It’s time once again for Harvest Monday, where we celebrate all things harvest related. It’s salad season here, and lettuce continues to play a big role in many of our meals lately. I cut a couple of smaller heads of Hyper Red Rumple Waved last week, along with a big head of the green leafed Starfighter. We used the Starfighter in a wilted lettuce salad, which is one of my favorite treatments.
It’s also asparagus season, and we have been enjoying it in a variety of dishes. The daily harvests are usually just a few spears, but it adds up. We have gotten over a pound a week for the last three weeks, which is plenty to keep my wife and I supplied.
I also harvested some baby leaf greens and onions from the greenhouse plantings last week. The baby greens (pac choi and mizuna) went into a soup we had on one of the rainy and chilly days we had after the warm sunny day of the eclipse.
Last fall I planted about three dozen of the Forum onion sets in the main vegetable garden, and last week I pulled some of them as spring onions. I had set them out fairly close together, and this served as a thinning out to let a few of them grow on to get a bit bigger. This batch will keep us well supplied for a while, and both the tops and bottoms are quite useful in the kitchen.

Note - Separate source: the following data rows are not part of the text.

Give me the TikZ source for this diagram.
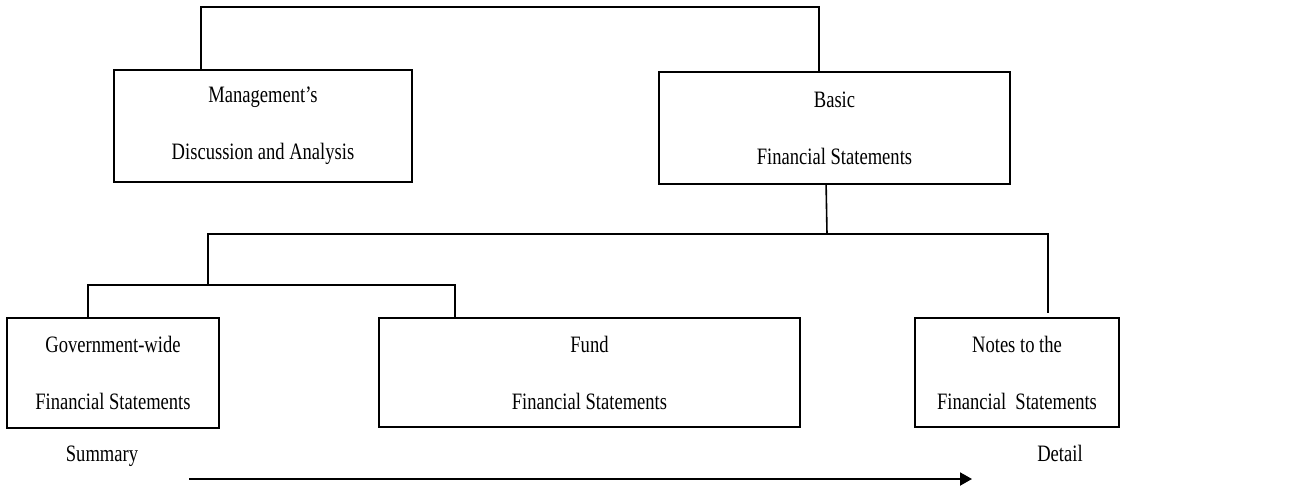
\documentclass[tikz,border=0pt]{standalone}
\usepackage{fontspec}
\setmainfont{Liberation Serif}[FakeStretch=0.79]
\usetikzlibrary{arrows.meta}
\begin{document}
\begin{tikzpicture}[x=1pt,y=-1pt,
  box/.style={draw, line width=1.8pt, inner sep=0pt, align=center,
    font=\fontsize{23.5}{57}\selectfont},
  lbl/.style={inner sep=0pt, font=\fontsize{23.5}{28}\selectfont},
  conn/.style={line width=1.6pt},
  arr/.style={line width=2pt, -{Triangle[length=12pt,width=13pt]}}]
\useasboundingbox (0,0) rectangle (1306,487);
\node[box, minimum width=298pt, minimum height=112pt] (mda) at (263,126) {Management’s\\Discussion and Analysis};
\node[box, minimum width=351pt, minimum height=112pt] (basic) at (834.5,128) {Basic\\Financial Statements};
\node[box, minimum width=212pt, minimum height=110pt] (gov) at (113,373) {Government-wide\\Financial Statements};
\node[box, minimum width=421pt, minimum height=109pt] (fund) at (589.5,372.5) {Fund\\Financial Statements};
\node[box, minimum width=204pt, minimum height=109pt] (notes) at (1017,372.5) {Notes to the\\Financial\ \ Statements};
\node[lbl, anchor=base] (summary) at (102,461) {Summary};
\node[lbl, anchor=base] (detail) at (1060,461) {Detail};
\coordinate (top) at (500,7);
\coordinate (mid) at (827,234);
\coordinate (midL) at (208,234);
\coordinate (split) at (208,285);
\coordinate (arrS) at (189,479);
\coordinate (arrE) at (972,479);
\draw[conn] ([xshift=88pt]mda.north west) |- (top) -| ([xshift=161pt]basic.north west);
\draw[conn] ([xshift=168pt]basic.south west) -- (mid);
\draw[conn] (mid) -| ([xshift=134pt,yshift=4pt]notes.north west);
\draw[conn] (mid) -- (midL) -- (split);
\draw[conn] ([xshift=82pt]gov.north west) |- (split) -| ([xshift=77pt]fund.north west);
\draw[arr] (arrS) -- (arrE);
\end{tikzpicture}
\end{document}
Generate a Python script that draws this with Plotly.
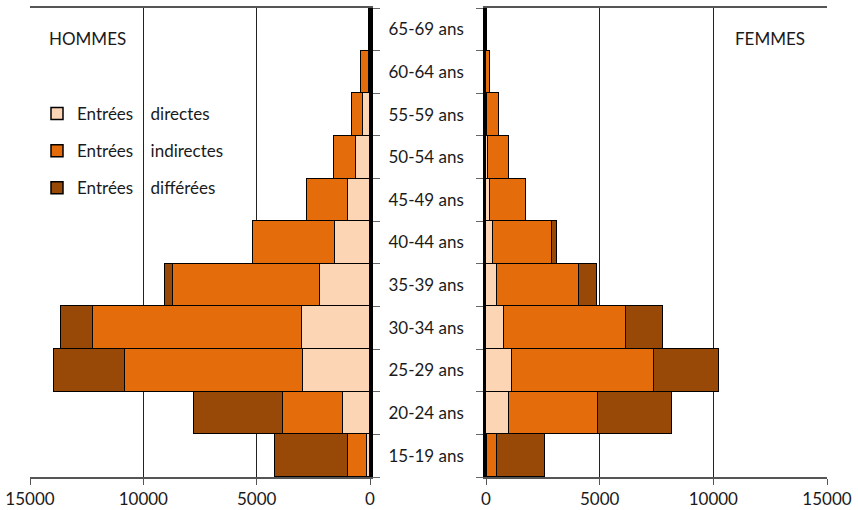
import plotly.graph_objects as go

# Age groups, bottom to top
categories = ["15-19 ans", "20-24 ans", "25-29 ans", "30-34 ans", "35-39 ans",
              "40-44 ans", "45-49 ans", "50-54 ans", "55-59 ans", "60-64 ans", "65-69 ans"]

# Hommes
hommes_directes = [120, 1180, 2970, 3010, 2200, 1545, 955, 620, 320, 30, 20]
hommes_indirectes = [840, 2640, 7835, 9220, 6510, 3600, 1840, 970, 470, 370, 30]
hommes_differees = [3235, 3925, 3145, 1410, 330, 30, 0, 0, 0, 0, 0]

# Femmes
femmes_directes = [60, 994, 1140, 790, 482, 320, 175, 100, 50, 20, 10]
femmes_indirectes = [420, 3930, 6230, 5380, 3610, 2600, 1565, 920, 535, 150, 50]
femmes_differees = [2120, 3250, 2870, 1610, 790, 220, 0, 0, 0, 0, 0]

x_ticks = [0, 5000, 10000, 15000]

series = [
    ("directes", "#FCD5B5", hommes_directes, femmes_directes),
    ("indirectes", "#E46C0A", hommes_indirectes, femmes_indirectes),
    ("différées", "#984807", hommes_differees, femmes_differees),
]

FONT = "Lato"
FS = 17
W, H = 858, 510
ML, MR, MT, MB = 0, 0, 8, 33
PH = H - MT - MB

fig = go.Figure()
for name, color, h_vals, f_vals in series:
    label = "Entrées" + "\u00a0" * 4 + name
    fig.add_trace(go.Bar(
        y=categories, x=h_vals, orientation="h", name=label,
        marker=dict(color=color, line=dict(color="black", width=1.5)),
        xaxis="x", yaxis="y", legendgroup=name, showlegend=True,
    ))
    fig.add_trace(go.Bar(
        y=categories, x=f_vals, orientation="h", name=label,
        marker=dict(color=color, line=dict(color="black", width=1.5)),
        xaxis="x2", yaxis="y2", legendgroup=name, showlegend=False,
    ))

axis_font = dict(family=FONT, size=FS, color="#1a1a1a")


def px_x(p):
    return p / W


def px_y(p):
    return 1 - (p - MT) / PH


common_x = dict(
    tickvals=x_ticks, ticktext=[str(v) for v in x_ticks],
    showgrid=True, gridcolor="#222222", gridwidth=1,
    zeroline=False, showline=True, linecolor="#555555", linewidth=1.5,
    mirror=True, ticks="outside", ticklen=6, tickcolor="#555555",
    tickfont=axis_font, fixedrange=True, automargin=False,
)
common_y = dict(
    domain=[0, 1], type="category",
    categoryorder="array", categoryarray=categories,
    showline=True, linecolor="black", linewidth=2.5,
    ticks="outside", ticklen=7, tickcolor="#666666", tickson="boundaries",
    showgrid=False, zeroline=False, automargin=False, fixedrange=True,
)

fig.update_layout(
    width=W, height=H,
    margin=dict(l=ML, r=MR, t=MT, b=MB, autoexpand=False),
    paper_bgcolor="white", plot_bgcolor="white",
    barmode="stack", bargap=0,
    font=axis_font,
    xaxis=dict(domain=[px_x(30), px_x(370)], range=[15000, 0], anchor="y", **common_x),
    yaxis=dict(anchor="x", side="right", showticklabels=False, **common_y),
    xaxis2=dict(domain=[px_x(486), px_x(827)], range=[0, 15000], anchor="y2", **common_x),
    yaxis2=dict(anchor="x2", side="left", showticklabels=True, tickfont=axis_font,
                ticklabelstandoff=16, **common_y),
    legend=dict(
        x=px_x(37), xanchor="left",
        y=px_y(96), yanchor="top",
        bgcolor="rgba(0,0,0,0)", font=dict(family=FONT, size=FS, color="#1a1a1a"),
        traceorder="grouped", tracegroupgap=12, itemwidth=30,
    ),
    annotations=[
        dict(text="HOMMES", x=px_x(47), y=px_y(38),
             xref="paper", yref="paper", xanchor="left", yanchor="middle",
             showarrow=False, font=dict(family=FONT, size=FS, color="#1a1a1a")),
        dict(text="FEMMES", x=px_x(733), y=px_y(38),
             xref="paper", yref="paper", xanchor="left", yanchor="middle",
             showarrow=False, font=dict(family=FONT, size=FS, color="#1a1a1a")),
    ],
)

fig.write_html("out.html")
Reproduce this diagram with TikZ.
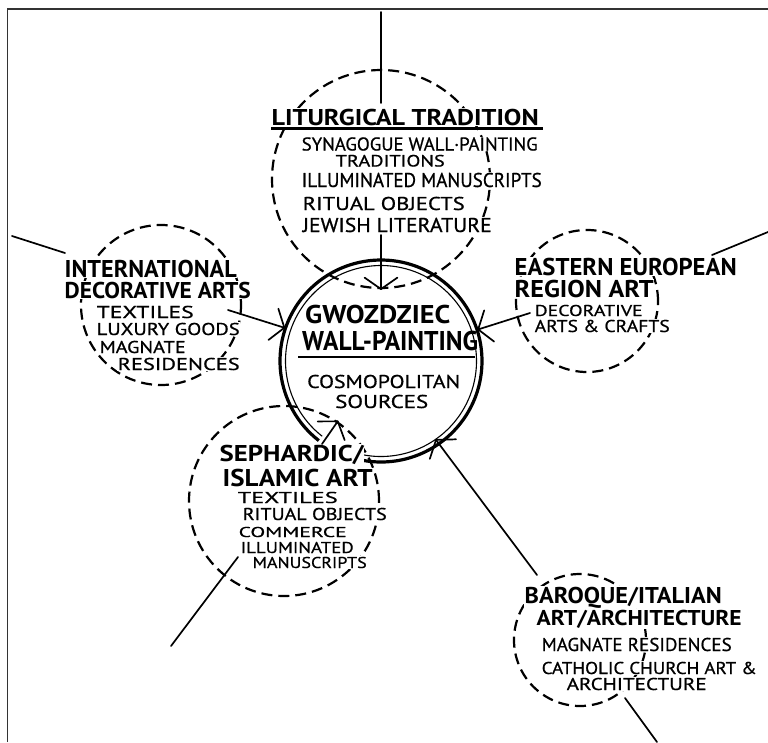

In other news, for dinner one night I sautéed more of the collards and rapini and used our sweet potatoes from storage to make hash. The veggies went well with some grilled fish, and the sweet potatoes were still sweet and flavorful after being in storage for almost six months.
I mentioned last time that we had some out of town guests coming in to watch the total solar eclipse last Monday. I made veggie soup and baked some bread for the event, while my wife baked cookies and made an apple salad. We had perfect weather and mostly clear skies, and I believe the event was a great success for us. Three of our guests are artists and belong to SAQA (Studio Art Quilt Associates) as does my wife. I got out my Canon DSLR and shot lots of images during the eclipse, and to close out I’ll share three of my favorites. They were taken just before totality, at totality, and just after. I also added a shot my wife got of what it looked like outside when everything got dark, and the sky had a rosy glow much like it does at sunrise and sunset.
Harvest Monday is a day to show off your harvests, how you are saving your harvest, or how you are using your harvest. If you have a harvest you want to share, add your name and blog link to Mr Linky below. And please check out what everyone is harvesting!
















Great spring harvests, and very cool eclipse photos! We were just outside the path of totality, so all that was left of the sun at peak was a sliver. Still pretty nice to experience. We could have driven a few hours north to get totality, but seeing how extensive the traffic jams were, I’m glad we didn’t.
We didn’t experience this eclipse but I remember previous ones being rather eerie as the birds suddenly stopped singing
Great eclipse photos and quite a treat to enjoy it from your own garden! We love salad onions too Dave, Deb and I get through a bunch like that every day and a few more than that once we run out of stored onions in about a month. Great to watch your harvests building now and soon you will be racing ahead of me.